5. Study Design – Focus Groups
In light of the questions we pursue about designing for public sonification, we constructed a focus group study and conducted two sessions, with a total of 12 participants, focusing on just two recordings of the four Canadian cities: Toronto and Vancouver. Rather than individual listening tests aimed primarily at determining the perceivability of sonified information, we wanted the flexibility of some individual tasks but also the open-endedness of focus group brainstorming in order to elicit a more natural group reaction to hearing socially relevant yet specialized air pollution data. For the group discussion we wanted to engage participants in thinking about the role that popular infographics and visualizations play in their informational ecology, ultimately brainstorming about how sonifications might fit in. Rather than using a random sample we were interested in more informed opinions, so for this directed group discussion we selected practitioners who work or study in related communication and visualization fields. The participant group involved five men and seven women, ranging in age from early 20s to late 40s, all adults with normal/average hearing and no special musical training. The focus group followed a modular structure of group and individual activities. First, the groups listened to two examples of air pollution in Canadian cities (one month – January 2014 – compressed into one minute of audio for Toronto and Vancouver, respectively). In this task participants were given no explanation and asked to comment on which city was more polluted and why they thought that, including a more general discussion on what “pollution” ought to sound like. Next, groups were offered a brief explanation of the air pollutants sonified and the mappings used, and each participant was given a worksheet (Fig 2) asking them to collectively listen and individually complete three short tasks.

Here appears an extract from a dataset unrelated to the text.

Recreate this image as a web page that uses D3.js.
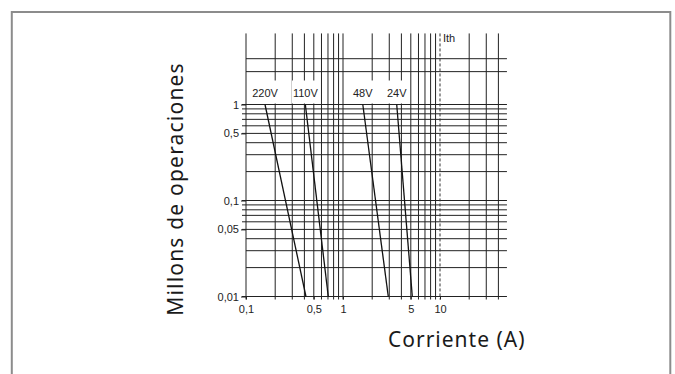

The first task involved following along on a visual graph while listening to the values of ozone over 12 days, compressed into 1 minute of audio. The second task involved listening to a combination of carbon monoxide and sulphur dioxide, sonified together at the same resolution – 12 days into 1 minute of audio – in order to identify which of the two is portrayed on a visual graph. The third task involved listening to a mix of carbon monoxide and ozone sonified together; while the ozone graph was provided, participants had to graph carbon monoxide levels by hand. The motivation for this activity was to provide opportunity for individual listening evaluation within the format of a focus group and to engage participants in the constructive task of graphing as well as listening in order to generate a more rich discussion of the way participants perceived detail in the sonifications. Given the aim of the study – public perception rather than scientific analysis – our goal here was not to confirm hearability in the model but to probe how everyday listeners listen to data, which barriers to deeper understanding present themselves, and whether sonified data generates further interest in the social issues they may represent. Of course, we are aware that testing formats influence possible biases and that by using visual graphs we create certain limitations; however, the proliferation of common visualizations in the public domain offers an opportunity to probe how these two modalities complement (or not) each other in comprehension and reception of data by the public.